OPEC+ sticks with current oil production plan, despite Omicron

OPEC+ is sticking with its current plan to adjust crude output by an additional 400,000 barrels a day in January.

Oil pumping jacks
The Organization of the Petroleum Exporting Countries and its allies have been incrementally opening the taps since August as the group continues to unwind the deep production cuts it agreed to back in 2020, when oil prices crashed in the opening months of the coronavirus pandemic [File: Andrey Rudakov/Bloomberg]

OPEC+ is sticking with its plan to keep slowing raising oil output, despite the threat the new Omicron variant of the coronavirus could pose to global crude demand.

OPEC+ – a grouping of the Organization of the Petroleum Exporting Countries (OPEC), led by Saudi Arabia, and its allies led by Russia – made the decision at the conclusion of its meeting on Thursday to stick with its current plan to adjust crude output by an additional 400,000 barrels a day in January.

The group has been incrementally opening its taps since August as it continues to unwind the deep production cuts it agreed to back in 2020, when oil prices crashed in the opening months of the pandemic.

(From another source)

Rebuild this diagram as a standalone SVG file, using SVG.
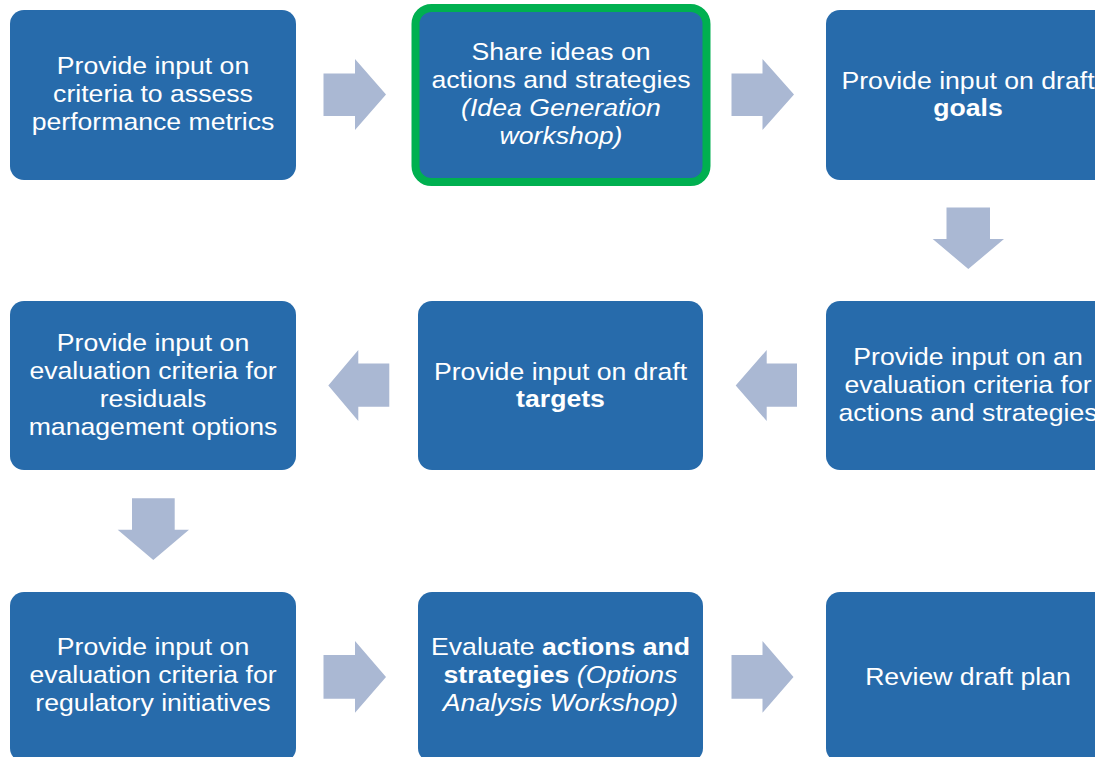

Thursday’s decision to hold the line on its current output plan comes at a time of heightened concerns in global oil markets.

Benchmark oil prices have fallen more than $12 since the World Health Organization declared Omicron a “variant of concern” last week, triggering fresh travel restrictions – which could dent crude demand – as well as fuelling concerns over how effective current COVID-19 vaccines may be against the new strain.

Oil prices kept slipping following the news of Thursday’s OPEC+ decision. At 10:26am ET (15:26 GMT) in New York trading, global benchmark Brent crude was down 60 cents to $68.27 a barrel, while United States benchmark West Texas Intermediate (WTI) crude was down 66 cents at $64.91 cents a barrel, according to Bloomberg data.

Last Thursday, Brent crude was trading upward of $82 a barrel, while WTI was north of $77 a barrel.

Global oil markets have been whipsawed in recent weeks. An energy crunch that swept the globe in October saw prices rise sharply, prompting calls from US President Joe Biden for OPEC and its allies to boost output and help cool the market.

OPEC+ resisted those calls, leading the US and other nations to tap their strategic oil reserves to help alleviate global price pressures.

But the unpredictable path of the pandemic has flexed its muscle over global energy markets once again with the emergence of the Omicron variant.

“The Omicron variant has sobered up markets during the last few days, halting the oil demand recovery enthusiasm and sending traders scrambling to limit risk in their portfolios,” analysts at Rystad Energy wrote in a note to clients on Thursday.